▶ **STORED ROWS**:
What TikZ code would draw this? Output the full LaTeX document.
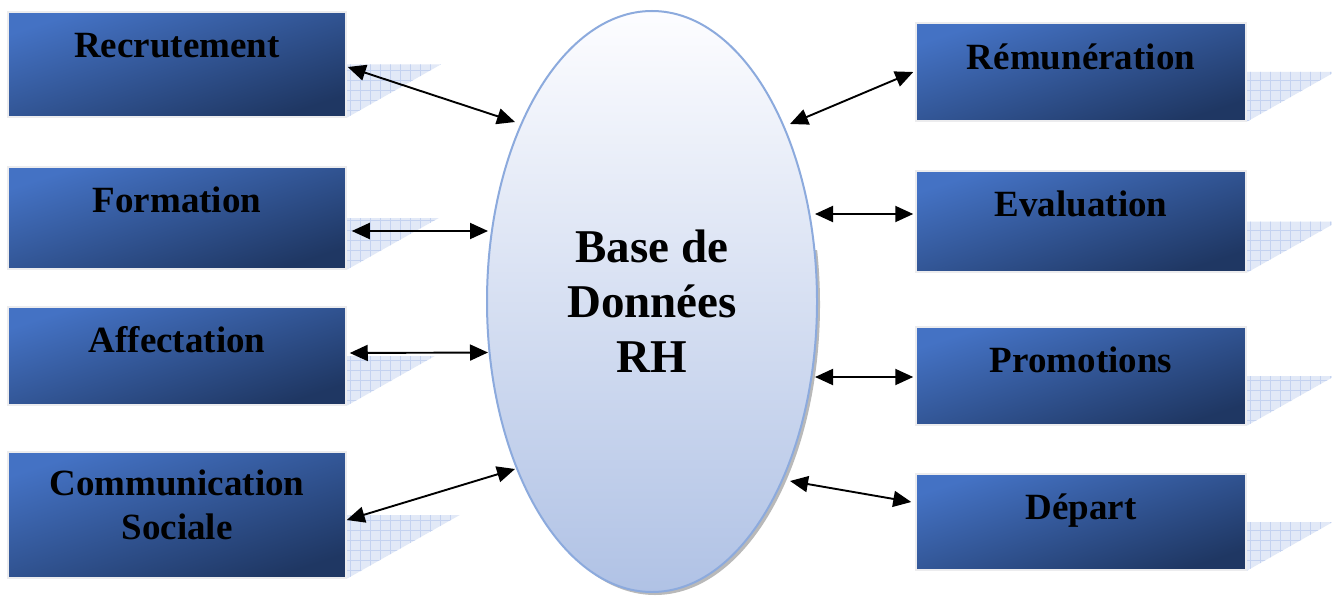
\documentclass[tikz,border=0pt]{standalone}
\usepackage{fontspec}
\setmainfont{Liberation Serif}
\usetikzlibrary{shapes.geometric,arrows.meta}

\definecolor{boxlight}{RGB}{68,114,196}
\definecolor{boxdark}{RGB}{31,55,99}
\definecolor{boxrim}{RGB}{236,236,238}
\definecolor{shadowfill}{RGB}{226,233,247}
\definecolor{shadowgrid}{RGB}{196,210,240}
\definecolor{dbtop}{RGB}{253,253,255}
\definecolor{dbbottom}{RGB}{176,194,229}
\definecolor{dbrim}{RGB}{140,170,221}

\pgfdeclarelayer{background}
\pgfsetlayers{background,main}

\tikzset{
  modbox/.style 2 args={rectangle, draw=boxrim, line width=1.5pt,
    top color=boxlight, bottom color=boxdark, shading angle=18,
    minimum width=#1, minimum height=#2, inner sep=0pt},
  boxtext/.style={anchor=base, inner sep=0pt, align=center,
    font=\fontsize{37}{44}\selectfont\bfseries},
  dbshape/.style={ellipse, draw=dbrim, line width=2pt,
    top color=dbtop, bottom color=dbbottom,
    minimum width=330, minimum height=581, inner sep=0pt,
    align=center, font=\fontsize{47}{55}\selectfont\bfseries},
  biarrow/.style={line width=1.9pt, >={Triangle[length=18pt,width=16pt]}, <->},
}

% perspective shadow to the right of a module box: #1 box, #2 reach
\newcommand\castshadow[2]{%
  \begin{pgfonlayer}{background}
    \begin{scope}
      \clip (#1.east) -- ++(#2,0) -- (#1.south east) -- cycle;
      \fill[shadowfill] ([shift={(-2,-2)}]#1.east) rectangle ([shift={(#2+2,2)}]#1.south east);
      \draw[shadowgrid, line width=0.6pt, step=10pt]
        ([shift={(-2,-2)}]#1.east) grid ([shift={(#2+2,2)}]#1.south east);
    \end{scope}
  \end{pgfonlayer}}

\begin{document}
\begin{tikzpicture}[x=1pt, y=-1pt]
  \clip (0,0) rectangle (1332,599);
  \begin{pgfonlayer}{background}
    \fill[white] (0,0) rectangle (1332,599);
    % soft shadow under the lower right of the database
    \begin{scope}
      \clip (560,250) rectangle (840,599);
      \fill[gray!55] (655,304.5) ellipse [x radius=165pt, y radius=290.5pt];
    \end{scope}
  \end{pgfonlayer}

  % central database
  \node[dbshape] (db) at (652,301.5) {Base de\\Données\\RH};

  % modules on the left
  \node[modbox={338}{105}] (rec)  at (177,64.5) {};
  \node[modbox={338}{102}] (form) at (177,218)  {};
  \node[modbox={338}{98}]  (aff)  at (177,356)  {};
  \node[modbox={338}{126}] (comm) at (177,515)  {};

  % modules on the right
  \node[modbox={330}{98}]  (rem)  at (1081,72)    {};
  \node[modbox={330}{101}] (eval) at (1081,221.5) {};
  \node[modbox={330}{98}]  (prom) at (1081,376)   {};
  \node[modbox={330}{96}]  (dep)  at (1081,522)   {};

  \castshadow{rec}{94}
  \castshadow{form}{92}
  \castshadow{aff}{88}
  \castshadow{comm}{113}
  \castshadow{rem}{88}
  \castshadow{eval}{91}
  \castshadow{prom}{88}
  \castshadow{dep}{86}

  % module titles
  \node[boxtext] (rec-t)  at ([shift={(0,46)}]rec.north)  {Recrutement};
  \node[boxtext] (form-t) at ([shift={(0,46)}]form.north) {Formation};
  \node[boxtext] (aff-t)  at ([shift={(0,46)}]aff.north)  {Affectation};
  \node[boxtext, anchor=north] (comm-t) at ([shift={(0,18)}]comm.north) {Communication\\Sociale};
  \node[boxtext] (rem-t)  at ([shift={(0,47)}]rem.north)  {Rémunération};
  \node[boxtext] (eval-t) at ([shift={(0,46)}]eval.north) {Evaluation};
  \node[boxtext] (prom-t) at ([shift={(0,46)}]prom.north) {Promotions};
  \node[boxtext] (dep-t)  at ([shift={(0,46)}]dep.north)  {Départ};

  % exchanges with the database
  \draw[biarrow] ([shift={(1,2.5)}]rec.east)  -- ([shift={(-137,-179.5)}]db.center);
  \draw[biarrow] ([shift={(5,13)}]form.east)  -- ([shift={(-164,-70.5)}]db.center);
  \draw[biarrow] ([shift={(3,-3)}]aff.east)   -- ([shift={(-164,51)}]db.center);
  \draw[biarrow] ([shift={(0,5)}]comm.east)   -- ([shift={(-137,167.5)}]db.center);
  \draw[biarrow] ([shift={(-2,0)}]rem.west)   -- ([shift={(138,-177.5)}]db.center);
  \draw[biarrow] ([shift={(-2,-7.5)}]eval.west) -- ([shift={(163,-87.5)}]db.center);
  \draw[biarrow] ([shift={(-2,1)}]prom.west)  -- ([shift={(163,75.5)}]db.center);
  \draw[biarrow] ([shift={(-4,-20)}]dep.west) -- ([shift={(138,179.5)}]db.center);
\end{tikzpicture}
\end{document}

...

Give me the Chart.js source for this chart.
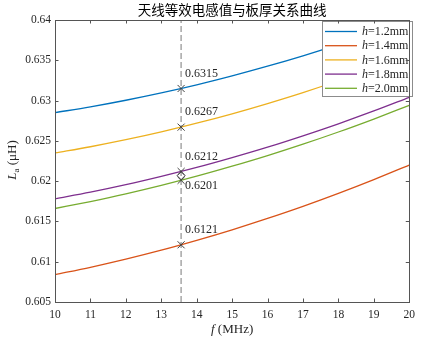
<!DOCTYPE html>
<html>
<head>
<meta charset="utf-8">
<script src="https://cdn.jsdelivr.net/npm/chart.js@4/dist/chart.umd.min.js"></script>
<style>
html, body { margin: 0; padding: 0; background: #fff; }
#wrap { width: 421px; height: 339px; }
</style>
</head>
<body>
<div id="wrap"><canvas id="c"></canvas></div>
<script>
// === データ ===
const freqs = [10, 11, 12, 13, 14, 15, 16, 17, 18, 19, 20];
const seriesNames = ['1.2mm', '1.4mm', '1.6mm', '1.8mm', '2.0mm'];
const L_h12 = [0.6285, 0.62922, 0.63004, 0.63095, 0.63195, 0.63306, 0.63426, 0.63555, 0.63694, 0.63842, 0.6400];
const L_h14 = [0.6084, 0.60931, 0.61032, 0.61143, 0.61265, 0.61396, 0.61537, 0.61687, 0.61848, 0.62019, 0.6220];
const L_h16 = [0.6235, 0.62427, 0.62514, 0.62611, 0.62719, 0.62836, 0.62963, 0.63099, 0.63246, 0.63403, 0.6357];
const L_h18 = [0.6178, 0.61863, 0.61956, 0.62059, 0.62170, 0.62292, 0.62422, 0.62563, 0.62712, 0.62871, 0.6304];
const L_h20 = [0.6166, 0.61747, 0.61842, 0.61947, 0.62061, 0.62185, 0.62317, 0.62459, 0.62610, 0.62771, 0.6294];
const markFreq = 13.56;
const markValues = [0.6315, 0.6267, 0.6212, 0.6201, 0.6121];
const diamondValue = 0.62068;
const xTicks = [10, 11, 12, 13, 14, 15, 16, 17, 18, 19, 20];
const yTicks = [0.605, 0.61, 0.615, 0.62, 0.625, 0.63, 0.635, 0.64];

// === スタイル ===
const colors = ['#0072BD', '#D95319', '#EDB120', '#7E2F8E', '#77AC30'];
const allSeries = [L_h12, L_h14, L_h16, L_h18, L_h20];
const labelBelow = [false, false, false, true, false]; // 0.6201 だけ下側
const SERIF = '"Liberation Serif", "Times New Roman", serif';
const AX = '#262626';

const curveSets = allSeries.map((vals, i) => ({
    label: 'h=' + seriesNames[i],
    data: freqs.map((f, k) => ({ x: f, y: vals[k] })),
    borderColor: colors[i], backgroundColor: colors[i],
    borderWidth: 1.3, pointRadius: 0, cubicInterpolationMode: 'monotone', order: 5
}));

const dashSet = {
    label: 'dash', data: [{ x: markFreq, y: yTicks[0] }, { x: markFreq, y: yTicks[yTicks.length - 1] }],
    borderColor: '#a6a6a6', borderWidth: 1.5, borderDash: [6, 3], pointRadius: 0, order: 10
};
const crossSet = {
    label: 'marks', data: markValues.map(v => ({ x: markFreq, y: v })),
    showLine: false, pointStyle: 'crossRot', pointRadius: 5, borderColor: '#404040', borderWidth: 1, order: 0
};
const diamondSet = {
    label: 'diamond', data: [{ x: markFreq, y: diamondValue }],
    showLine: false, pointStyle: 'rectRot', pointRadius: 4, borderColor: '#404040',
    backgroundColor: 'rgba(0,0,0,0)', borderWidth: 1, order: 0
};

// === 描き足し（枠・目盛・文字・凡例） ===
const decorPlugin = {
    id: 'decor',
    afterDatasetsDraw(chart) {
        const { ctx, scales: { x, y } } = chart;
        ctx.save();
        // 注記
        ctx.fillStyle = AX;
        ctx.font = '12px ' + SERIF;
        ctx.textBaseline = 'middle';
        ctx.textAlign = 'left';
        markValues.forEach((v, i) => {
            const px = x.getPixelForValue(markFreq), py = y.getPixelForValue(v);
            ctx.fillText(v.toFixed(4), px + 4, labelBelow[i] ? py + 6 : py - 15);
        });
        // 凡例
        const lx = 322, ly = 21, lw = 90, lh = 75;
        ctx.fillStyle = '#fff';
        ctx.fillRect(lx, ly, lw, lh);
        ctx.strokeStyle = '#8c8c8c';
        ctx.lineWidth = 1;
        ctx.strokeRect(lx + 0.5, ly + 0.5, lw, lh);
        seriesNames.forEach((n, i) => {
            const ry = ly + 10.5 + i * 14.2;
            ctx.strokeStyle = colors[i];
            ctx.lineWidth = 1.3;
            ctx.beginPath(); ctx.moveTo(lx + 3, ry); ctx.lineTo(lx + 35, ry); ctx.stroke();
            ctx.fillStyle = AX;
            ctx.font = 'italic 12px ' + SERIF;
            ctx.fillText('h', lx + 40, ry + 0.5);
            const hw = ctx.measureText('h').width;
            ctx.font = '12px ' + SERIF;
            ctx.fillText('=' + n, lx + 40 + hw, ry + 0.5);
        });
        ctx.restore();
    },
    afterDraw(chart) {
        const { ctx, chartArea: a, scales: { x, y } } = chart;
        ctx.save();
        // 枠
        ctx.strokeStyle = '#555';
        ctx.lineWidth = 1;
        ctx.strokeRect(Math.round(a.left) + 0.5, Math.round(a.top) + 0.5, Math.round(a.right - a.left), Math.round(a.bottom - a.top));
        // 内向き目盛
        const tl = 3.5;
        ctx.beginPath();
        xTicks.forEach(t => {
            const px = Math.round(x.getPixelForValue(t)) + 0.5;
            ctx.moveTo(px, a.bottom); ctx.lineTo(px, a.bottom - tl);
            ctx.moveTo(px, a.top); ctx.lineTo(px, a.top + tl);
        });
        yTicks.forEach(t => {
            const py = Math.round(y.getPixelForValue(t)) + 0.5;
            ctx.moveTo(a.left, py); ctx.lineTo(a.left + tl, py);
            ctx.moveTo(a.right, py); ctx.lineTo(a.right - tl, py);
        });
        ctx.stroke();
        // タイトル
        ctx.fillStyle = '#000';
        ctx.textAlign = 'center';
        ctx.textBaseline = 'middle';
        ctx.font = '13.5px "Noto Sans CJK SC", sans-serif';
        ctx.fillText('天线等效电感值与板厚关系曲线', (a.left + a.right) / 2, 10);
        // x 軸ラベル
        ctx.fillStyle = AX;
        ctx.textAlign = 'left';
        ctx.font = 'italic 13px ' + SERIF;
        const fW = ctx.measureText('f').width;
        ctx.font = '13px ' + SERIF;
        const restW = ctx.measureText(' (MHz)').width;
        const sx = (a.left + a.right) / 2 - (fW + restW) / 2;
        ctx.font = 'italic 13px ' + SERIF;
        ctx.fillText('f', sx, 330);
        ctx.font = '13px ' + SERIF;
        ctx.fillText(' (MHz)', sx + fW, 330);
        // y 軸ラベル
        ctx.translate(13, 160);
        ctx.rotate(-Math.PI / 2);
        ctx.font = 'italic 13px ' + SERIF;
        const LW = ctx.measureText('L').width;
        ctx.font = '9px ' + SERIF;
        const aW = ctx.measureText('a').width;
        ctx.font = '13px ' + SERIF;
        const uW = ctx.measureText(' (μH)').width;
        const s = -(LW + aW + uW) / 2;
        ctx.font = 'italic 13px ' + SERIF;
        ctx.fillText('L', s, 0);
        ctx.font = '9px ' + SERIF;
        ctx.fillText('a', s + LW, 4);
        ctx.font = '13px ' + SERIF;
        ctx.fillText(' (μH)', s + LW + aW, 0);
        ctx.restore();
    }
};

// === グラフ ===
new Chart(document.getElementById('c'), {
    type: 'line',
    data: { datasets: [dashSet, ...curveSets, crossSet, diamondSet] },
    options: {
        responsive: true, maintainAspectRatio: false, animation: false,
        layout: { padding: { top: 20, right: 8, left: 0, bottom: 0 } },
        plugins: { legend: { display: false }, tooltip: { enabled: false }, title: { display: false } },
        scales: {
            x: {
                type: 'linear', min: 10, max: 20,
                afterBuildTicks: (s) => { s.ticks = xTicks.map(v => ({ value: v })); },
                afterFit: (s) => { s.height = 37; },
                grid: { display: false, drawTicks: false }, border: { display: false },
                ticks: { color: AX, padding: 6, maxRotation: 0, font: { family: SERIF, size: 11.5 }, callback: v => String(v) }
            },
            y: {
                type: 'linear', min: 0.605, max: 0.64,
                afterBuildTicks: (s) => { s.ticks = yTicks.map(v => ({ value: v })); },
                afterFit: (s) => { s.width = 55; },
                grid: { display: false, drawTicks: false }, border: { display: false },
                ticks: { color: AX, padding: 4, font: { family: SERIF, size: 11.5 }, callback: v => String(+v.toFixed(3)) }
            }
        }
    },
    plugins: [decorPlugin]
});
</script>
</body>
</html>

▶ **WHAT THE TASK REQUIRES**: Determine how many lines in the listing above hold the word "this", answering with the number only.

▶ **ANSWER FOR THE TASK**: 2